The lack of leadership positions being passed down during COVID leads to less interest in clubs at CHS. https://unsplash.com/license

Phineaus Whedon

Every rise has its fall, and this feeling resonates now more than ever with CHS clubs, almost all of which are seeing dwindling rates of attendance.

After the Club Fair in September sparked interest in many students, club attendance boomed, especially compared to the past year when clubs were barred from in-person meetings entirely. However, in the months following, the rate of attendance has gone down substantially, even compared to before the COVID-19 pandemic.

While COVID-19 does seem to be the primary catalyst of this phenomenon, there are other factors to consider. Whether it be due to conflicting schedules or a lack of motivation, many students haven’t joined any clubs or don’t actively participate in those they have joined, yielding a diminished club attendance rate.

One of the clubs particularly suffering from this drought of attendees is the Photo Club. Senior Drew Lepping of West Long Branch, who is president of the Photo Club, has noticed a significant drop in attendance at the club’s meetings.

“Before COVID, when I was a sophomore and a freshman, there were a lot of people at the meetings, but now there’s just not,” Lepping said. “It’s just been hard to promote.”

Lepping added that the current lunch schedule, which has different grades eating at different times, makes it very difficult to plan meetings that people from all grades can make it to.

“It’s impossible to get everyone on the same page,” Lepping said.

Sophomore Morgan Tashjian of Middletown shares Lepping’s desires for a better way to schedule meetings.

“I don’t really attend a lot of clubs because I might have things to do on those days, or the schedules will overlap,” Tashjian said. “Sometimes, it’s just not worth my time.”

Photo Club isn’t alone in grappling with low attendance rates. Senior Isabella Decker of Monmouth Beach, president of SkillsUSA, has noticed that after the two-year hiatus of clubs, there was a significant decrease in attendance as they returned.

“When I was a freshman, the club [SkillsUSA] was definitely a lot bigger than it is now,” Decker said. “I have noticed a big drop in participation.”

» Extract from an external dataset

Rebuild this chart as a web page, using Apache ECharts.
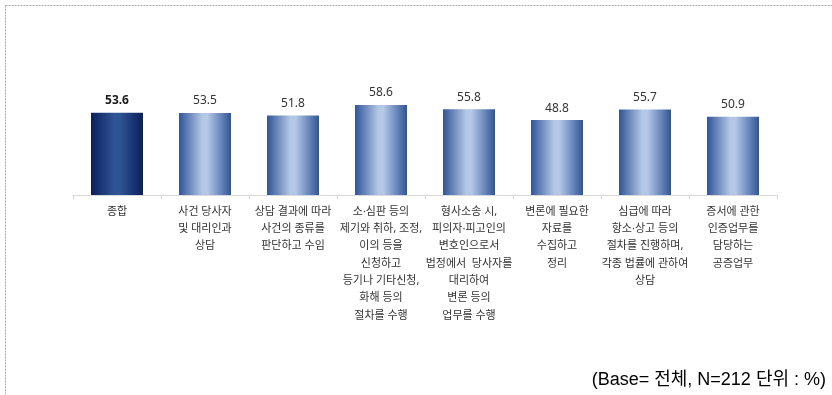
<!DOCTYPE html>
<html>
<head>
<meta charset="utf-8">
<script src="https://cdn.jsdelivr.net/npm/echarts@6/dist/echarts.min.js"></script>
<style>
  html, body { margin: 0; padding: 0; background: #ffffff; }
  #chart { width: 832px; height: 395px; }
</style>
</head>
<body>
<div id="chart"></div>
<script>
// Work areas of a lawyer, share of respondents (%)
const categories = [
  '종합',
  '사건 당사자\n및 대리인과\n상담',
  '상담 결과에 따라\n사건의 종류를\n판단하고 수임',
  '소·심판 등의\n제기와 취하, 조정,\n이의 등을\n신청하고\n등기나 기타신청,\n화해 등의\n절차를 수행',
  '형사소송 시,\n피의자·피고인의\n변호인으로서\n법정에서  당사자를\n대리하여\n변론 등의\n업무를 수행',
  '변론에 필요한\n자료를\n수집하고\n정리',
  '심급에 따라\n항소·상고 등의\n절차를 진행하며,\n각종 법률에 관하여\n상담',
  '증서에 관한\n인증업무를\n담당하는\n공증업무'
];
const values = [53.6, 53.5, 51.8, 58.6, 55.8, 48.8, 55.7, 50.9];
const baseNote = '(Base= 전체, N=212 단위 : %)';

const FONT = '"Noto Sans", "Noto Sans CJK KR", sans-serif';

function barGradient(edge, mid) {
  return new echarts.graphic.LinearGradient(0, 0, 1, 0, [
    { offset: 0, color: edge },
    { offset: 0.45, color: mid },
    { offset: 0.55, color: mid },
    { offset: 1, color: edge }
  ]);
}

const totalStyle = { color: barGradient('#0b1f5b', '#2f5496') };
const itemStyle = { color: barGradient('#2f5597', '#b4c7e7') };

const chart = echarts.init(document.getElementById('chart'), null, { renderer: 'canvas' });

chart.setOption({
  animation: false,
  backgroundColor: '#ffffff',
  grid: { left: 73, right: 55, top: 41.5, bottom: 200, containLabel: false },
  xAxis: {
    type: 'category',
    data: categories,
    axisLine: { lineStyle: { color: '#d9d9d9', width: 1 } },
    axisTick: { show: true, length: 4, lineStyle: { color: '#d9d9d9' } },
    axisLabel: {
      interval: 0,
      margin: 8,
      color: '#333333',
      fontSize: 11,
      fontFamily: FONT,
      lineHeight: 17.3,
      align: 'center',
      verticalAlign: 'top'
    }
  },
  yAxis: {
    type: 'value',
    min: 0,
    max: 100,
    show: false,
    splitLine: { show: false }
  },
  series: [{
    type: 'bar',
    barWidth: 52,
    data: values.map((v, i) => ({
      value: v,
      itemStyle: i === 0 ? totalStyle : itemStyle,
      label: i === 0 ? { fontWeight: 'bold', color: '#1a1a1a' } : {}
    })),
    label: {
      show: true,
      position: 'top',
      distance: 6,
      fontSize: 12,
      fontFamily: FONT,
      color: '#333333',
      formatter: p => p.value.toFixed(1)
    }
  }],
  graphic: [
    {
      type: 'line',
      shape: { x1: 5.5, y1: 5.5, x2: 832, y2: 5.5 },
      style: { stroke: '#a8a8a8', lineWidth: 1, lineDash: [2, 1] },
      silent: true
    },
    {
      type: 'line',
      shape: { x1: 5.5, y1: 5.5, x2: 5.5, y2: 395 },
      style: { stroke: '#a8a8a8', lineWidth: 1, lineDash: [2, 1] },
      silent: true
    },
    {
      type: 'text',
      right: 6,
      top: 371,
      style: {
        text: baseNote,
        font: '18px "Liberation Sans", "Noto Sans CJK KR", sans-serif',
        fill: '#000000'
      }
    }
  ]
});
</script>
</body>
</html>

Despite the drop in attendance for most, junior Amanda Riordan of Manasquan, manager of the tech club, reports a steady membership.

“I think our club might be successful because it’s very low-stress,” Riordan said. “When people don’t want to take on other projects, our club is always there with open doors to let them just relax a bit.”

Especially after the stress that virtual learning and the pandemic brought about, relaxation and de-stressing have become increasingly important in club participation, especially for upperclassmen experiencing burnout.

“It feels like everyone’s work ethic has really decreased,” said senior Brielle Karolak of Brielle. “My initial go-getting attitude that I had as a freshman has definitely decreased.”

After a global pandemic placed harsh limitations on interaction with others, the mental health of many students has been challenged, leading to a decreased motivation to participate in extracurriculars. The suspension of club activity caused by COVID-19 not only demotivated students, but also, as senior Aidan Connolly of Middletown hypothesized, left students in leadership roles with unclear instructions on how to run their clubs.

“The people who used to be running clubs had very set ways of doing things,” Connolly said. “People would just take over and do the exact same things the last person did. The people who are seniors now were sophomores a couple of years ago. They might not have been in the clubs or don’t remember vividly how things worked.”

Connolly suggested that the effects of COVID-19 on clubs will continue even as the pandemic begins to fade, as it took away fundamental time from the process of passing on leadership within them.

“I feel like COVID is becoming less and less responsible for the club attendance drops,” Connolly explained, “and that it’s more just not remembering how things were before COVID and a drop in motivation.”